**What is asked:** Give back exactly the lines from the beginning of the listing below to the line holding "(0,0) rectangle (1034,908);", both ends included; the pictures stay out.

**Data excerpt:**
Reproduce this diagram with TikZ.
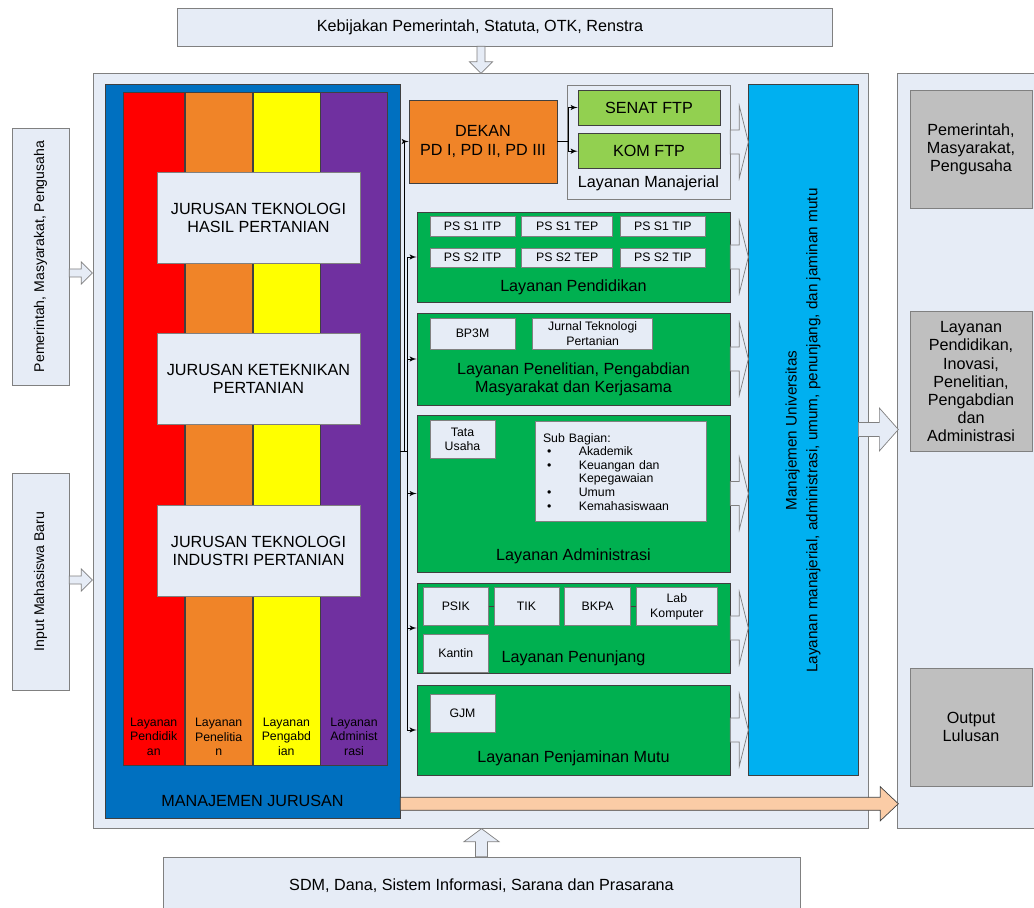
\documentclass[tikz,border=0pt]{standalone}
\usepackage{fontspec}
\setmainfont{Liberation Sans}
\usetikzlibrary{shapes,arrows,positioning}

\definecolor{bgpanel}{RGB}{230,236,246}
\definecolor{edgegray}{RGB}{128,128,128}
\definecolor{edgedark}{RGB}{64,64,64}
\definecolor{deptblue}{RGB}{0,112,192}
\definecolor{stripered}{RGB}{255,0,0}
\definecolor{stripeorange}{RGB}{240,132,40}
\definecolor{stripeyellow}{RGB}{255,255,0}
\definecolor{stripepurple}{RGB}{112,48,160}
\definecolor{svcgreen}{RGB}{0,176,80}
\definecolor{senatgreen}{RGB}{146,208,80}
\definecolor{univcyan}{RGB}{0,176,240}
\definecolor{outgrey}{RGB}{191,191,191}
\definecolor{peach}{RGB}{251,204,166}

\newcommand{\fsmain}{\fontsize{9.2}{10.3}\selectfont}
\newcommand{\fssmall}{\fontsize{7}{8.2}\selectfont}
\newcommand{\fsside}{\fontsize{8}{9.6}\selectfont}

\tikzstyle{panel} = [rectangle, draw=edgegray, fill=bgpanel, inner sep=0pt]
\tikzstyle{stripe} = [rectangle, draw=edgedark, minimum width=1.34cm,
    minimum height=13.46cm, inner sep=0pt]
\tikzstyle{jurusan} = [panel, minimum width=4.06cm, minimum height=1.82cm,
    font=\fsmain, text centered, align=center]
\tikzstyle{layanan} = [rectangle, draw=edgedark, fill=svcgreen,
    minimum width=6.26cm, inner sep=0pt]
\tikzstyle{unit} = [panel, font=\fssmall, align=center, minimum width=1.3cm,
    minimum height=0.76cm]
\tikzstyle{grey} = [rectangle, draw=edgegray, fill=outgrey, minimum width=2.44cm,
    font=\fsmain, align=center]
\tikzstyle{lbl} = [anchor=center, font=\fsmain, align=center]
\tikzstyle{sidelbl} = [rotate=90, anchor=center, font=\fsside]
\tikzstyle{stripelbl} = [anchor=center, yshift=0.57cm, font=\fssmall, align=center]
\tikzstyle{line} = [draw, -latex']
\tikzstyle{hollow} = [draw=edgegray, fill=bgpanel]

\begin{document}
\begin{tikzpicture}[x=0.02cm, y=-0.02cm, node distance=0.1cm]
    \useasboundingbox (0,0) rectangle (1034,908);

    % Place frames and inputs
    \node [panel, minimum width=15.5cm, minimum height=15.1cm] (sys) at (480.5,450.5) {};
    \node [panel, minimum width=2.86cm, minimum height=15.1cm] (out) at (968.5,450.5) {};
    \node [panel, minimum width=13.1cm, minimum height=0.76cm,
        label={[font=\fsmain, xshift=-0.49cm]center:Kebijakan Pemerintah, Statuta, OTK, Renstra}] (kebijakan) at (504.5,27) {};
    \node [panel, minimum width=12.74cm, minimum height=1.16cm, font=\fsmain] (sdm) at (481.5,886)
        {SDM, Dana, Sistem Informasi, Sarana dan Prasarana};
    \node [panel, minimum width=1.14cm, minimum height=5.14cm,
        label={[sidelbl]center:Pemerintah, Masyarakat, Pengusaha}] (pms) at (40.5,256.5) {};
    \node [panel, minimum width=1.14cm, minimum height=4.34cm,
        label={[sidelbl]center:Input Mahasiswa Baru}] (input) at (40.5,581.5) {};

    % Place manajemen jurusan
    \node [rectangle, draw=edgedark, fill=deptblue, minimum width=5.9cm, minimum height=14.68cm,
        label={[lbl, yshift=0.34cm]south:MANAJEMEN JURUSAN}] (mj) at (252.5,451) {};
    \node [stripe, fill=stripered, minimum width=1.23cm,
        label={[stripelbl]south:Layanan\\Pendidik\\an}] (spdd) at (153.75,428.5) {};
    \node [stripe, fill=stripeorange, right=0pt of spdd,
        label={[stripelbl]south:Layanan\\Penelitia\\n}] (splt) {};
    \node [stripe, fill=stripeyellow, right=0pt of splt,
        label={[stripelbl]south:Layanan\\Pengabd\\ian}] (spgb) {};
    \node [stripe, fill=stripepurple, right=0pt of spgb,
        label={[stripelbl]south:Layanan\\Administ\\rasi}] (sadm) {};
    \node [jurusan] (jthp) at (258.5,217.5) {JURUSAN TEKNOLOGI\\HASIL PERTANIAN};
    \node [jurusan] (jtp) at (258.5,379) {JURUSAN KETEKNIKAN\\PERTANIAN};
    \node [jurusan] (jtip) at (258.5,551) {JURUSAN TEKNOLOGI\\INDUSTRI PERTANIAN};

    % Place dekan and layanan manajerial
    \node [rectangle, draw=edgedark, fill=stripeorange, minimum width=2.96cm, minimum height=1.66cm,
        font=\fsmain, align=center] (dekan) at (483,141.5) {DEKAN\\PD I, PD II, PD III};
    \node [panel, minimum width=3.26cm, minimum height=2.28cm,
        label={[lbl, yshift=0.33cm]south:Layanan Manajerial}] (manaj) at (648.5,142) {};
    \node [rectangle, draw=edgedark, fill=senatgreen, minimum width=2.84cm, minimum height=0.7cm,
        font=\fsmain] (senat) at (649,107.5) {SENAT FTP};
    \node [rectangle, draw=edgedark, fill=senatgreen, minimum width=2.84cm, minimum height=0.7cm,
        font=\fsmain, below=0.16cm of senat] (kom) {KOM FTP};

    % Place layanan pendidikan
    \node [layanan, minimum height=1.8cm,
        label={[lbl, yshift=0.3cm]south:Layanan Pendidikan}] (lpend) at (573.5,257) {};
    \node [unit, minimum width=1.7cm, minimum height=0.39cm] (s1itp) at (472.5,226.5) {PS S1 ITP};
    \node [unit, minimum width=1.82cm, minimum height=0.39cm, right=0.12cm of s1itp] (s1tep) {PS S1 TEP};
    \node [unit, minimum width=1.7cm, minimum height=0.39cm, right=0.14cm of s1tep] (s1tip) {PS S1 TIP};
    \node [unit, minimum width=1.7cm, minimum height=0.39cm, below=0.22cm of s1itp] (s2itp) {PS S2 ITP};
    \node [unit, minimum width=1.82cm, minimum height=0.39cm, below=0.22cm of s1tep] (s2tep) {PS S2 TEP};
    \node [unit, minimum width=1.7cm, minimum height=0.39cm, below=0.22cm of s1tip] (s2tip) {PS S2 TIP};

    % Place layanan penelitian
    \node [layanan, minimum height=1.84cm,
        label={[lbl, yshift=0.52cm]south:Layanan Penelitian, Pengabdian\\Masyarakat dan Kerjasama}] (lpen) at (573.5,359) {};
    \node [unit, minimum width=1.7cm, minimum height=0.62cm] (bp3m) at (472.5,333.7) {BP3M};
    \node [unit, minimum width=2.4cm, minimum height=0.62cm, right=0.34cm of bp3m] (jurnal) {Jurnal Teknologi\\Pertanian};

    % Place layanan administrasi
    \node [layanan, minimum height=3.14cm,
        label={[lbl, yshift=0.32cm]south:Layanan Administrasi}] (ladm) at (573.5,493.5) {};
    \node [unit, minimum height=0.75cm] (tu) at (462.5,439.5) {Tata\\Usaha};
    \node [unit, minimum width=3.42cm, minimum height=2cm, text width=3.1cm, inner sep=4.5pt,
        align=left, font=\fontsize{7}{7.7}\selectfont] (subbag) at (620.5,471.8)
        {Sub Bagian:\\
        \hspace*{2.3pt}\makebox[18.1pt][l]{\textbullet}Akademik\\
        \hspace*{2.3pt}\makebox[18.1pt][l]{\textbullet}Keuangan dan\\
        \hspace*{20.4pt}Kepegawaian\\
        \hspace*{2.3pt}\makebox[18.1pt][l]{\textbullet}Umum\\
        \hspace*{2.3pt}\makebox[18.1pt][l]{\textbullet}Kemahasiswaan};

    % Place layanan penunjang
    \node [layanan, minimum height=1.8cm,
        label={[lbl, yshift=0.31cm]south:Layanan Penunjang}] (lpenun) at (573.5,628) {};
    \node [unit] (psik) at (455.8,606.7) {PSIK};
    \node [unit, right=of psik] (tik) {TIK};
    \node [unit, minimum width=1.32cm, right=of tik] (bkpa) {BKPA};
    \node [unit, minimum width=1.62cm, right=of bkpa] (lab) {Lab\\Komputer};
    \node [unit, below=0.15cm of psik] (kantin) {Kantin};

    % Place layanan penjaminan mutu
    \node [layanan, minimum height=1.8cm,
        label={[lbl, yshift=0.34cm]south:Layanan Penjaminan Mutu}] (lmutu) at (573.5,730) {};
    \node [unit] (gjm) at (462.5,713) {GJM};

    % Place manajemen universitas and outputs
    \node [rectangle, draw=edgedark, fill=univcyan, minimum width=2.2cm, minimum height=13.82cm,
        label={[rotate=90, anchor=center, align=center, xshift=-0.02cm, font=\fontsize{8.7}{11.9}\selectfont]center:Manajemen Universitas\\Layanan manajerial, administrasi, umum, penunjang, dan jaminan mutu}] (univ) at (803,429.5) {};
    \node [grey, minimum height=2.35cm] (g1) at (971,149.5) {Pemerintah,\\Masyarakat,\\Pengusaha};
    \node [grey, minimum height=2.8cm] (g2) at (971,381.7)
        {Layanan\\Pendidikan,\\Inovasi,\\Penelitian,\\Pengabdian\\dan\\Administrasi};
    \node [grey, minimum height=2.36cm] (g3) at (971,727) {Output\\Lulusan};

    % Draw edges
    \path [line] (mj.east) -- ++(4,0) |- (dekan.west);
    \foreach \b in {lpend,lpen,ladm,lpenun,lmutu}
        \path [line] (mj.east) -- ++(7,0) |- (\b.west);
    \path [line] (dekan.east) -- ++(11,0) |- (senat.west);
    \path [line] (dekan.east) -- ++(11,0) |- (kom.west);
    \draw [edgedark] (psik) -- (tik);
    \draw [edgedark] (bkpa) -- (lab);

    % Draw block arrows
    \foreach \b in {manaj,lpend,lpen,ladm,lpenun,lmutu}
        \draw [hollow] (\b.east) ++(0,-12) -- ++(9,0) -- ++(0,-24) -- ++(9,36)
            -- ++(-9,36) -- ++(0,-24) -- ++(-9,0) -- cycle;
    \draw [hollow] (univ.east) ++(0,-7) -- ++(21,0) -- ++(0,-14.5) -- ++(19,21.5)
        -- ++(-19,21.5) -- ++(0,-14.5) -- ++(-21,0) -- cycle;
    \draw [hollow] (pms.east) ++(0,12.5) -- ++(12,0) -- ++(0,-7) -- ++(11,11)
        -- ++(-11,11) -- ++(0,-7) -- ++(-12,0) -- cycle;
    \draw [hollow] (input.east) ++(0,-5.5) -- ++(12,0) -- ++(0,-7) -- ++(11,11)
        -- ++(-11,11) -- ++(0,-7) -- ++(-12,0) -- cycle;
    \draw [hollow] (kebijakan.south) ++(-27.5,0) -- ++(0,15.5) -- ++(-7.5,0) -- ++(11.5,11.5)
        -- ++(11.5,-11.5) -- ++(-7.5,0) -- ++(0,-15.5) -- cycle;
    \draw [hollow] (sdm.north) ++(-6,0) -- ++(0,-15) -- ++(-11.5,0) -- ++(17.5,-13)
        -- ++(17.5,13) -- ++(-11.5,0) -- ++(0,15) -- cycle;
    \draw [hollow, draw=edgedark, fill=peach] (mj.south east) ++(0,-21) -- ++(480,0) -- ++(0,-10.5)
        -- ++(18,17) -- ++(-18,17) -- ++(0,-10.5) -- ++(-480,0) -- cycle;

\end{tikzpicture}
\end{document}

**Result of this exercise:**
Reproduce this diagram with TikZ.
\documentclass[tikz,border=0pt]{standalone}
\usepackage{fontspec}
\setmainfont{Liberation Sans}
\usetikzlibrary{shapes,arrows,positioning}

\definecolor{bgpanel}{RGB}{230,236,246}
\definecolor{edgegray}{RGB}{128,128,128}
\definecolor{edgedark}{RGB}{64,64,64}
\definecolor{deptblue}{RGB}{0,112,192}
\definecolor{stripered}{RGB}{255,0,0}
\definecolor{stripeorange}{RGB}{240,132,40}
\definecolor{stripeyellow}{RGB}{255,255,0}
\definecolor{stripepurple}{RGB}{112,48,160}
\definecolor{svcgreen}{RGB}{0,176,80}
\definecolor{senatgreen}{RGB}{146,208,80}
\definecolor{univcyan}{RGB}{0,176,240}
\definecolor{outgrey}{RGB}{191,191,191}
\definecolor{peach}{RGB}{251,204,166}

\newcommand{\fsmain}{\fontsize{9.2}{10.3}\selectfont}
\newcommand{\fssmall}{\fontsize{7}{8.2}\selectfont}
\newcommand{\fsside}{\fontsize{8}{9.6}\selectfont}

\tikzstyle{panel} = [rectangle, draw=edgegray, fill=bgpanel, inner sep=0pt]
\tikzstyle{stripe} = [rectangle, draw=edgedark, minimum width=1.34cm,
    minimum height=13.46cm, inner sep=0pt]
\tikzstyle{jurusan} = [panel, minimum width=4.06cm, minimum height=1.82cm,
    font=\fsmain, text centered, align=center]
\tikzstyle{layanan} = [rectangle, draw=edgedark, fill=svcgreen,
    minimum width=6.26cm, inner sep=0pt]
\tikzstyle{unit} = [panel, font=\fssmall, align=center, minimum width=1.3cm,
    minimum height=0.76cm]
\tikzstyle{grey} = [rectangle, draw=edgegray, fill=outgrey, minimum width=2.44cm,
    font=\fsmain, align=center]
\tikzstyle{lbl} = [anchor=center, font=\fsmain, align=center]
\tikzstyle{sidelbl} = [rotate=90, anchor=center, font=\fsside]
\tikzstyle{stripelbl} = [anchor=center, yshift=0.57cm, font=\fssmall, align=center]
\tikzstyle{line} = [draw, -latex']
\tikzstyle{hollow} = [draw=edgegray, fill=bgpanel]

\begin{document}
\begin{tikzpicture}[x=0.02cm, y=-0.02cm, node distance=0.1cm]
    \useasboundingbox (0,0) rectangle (1034,908);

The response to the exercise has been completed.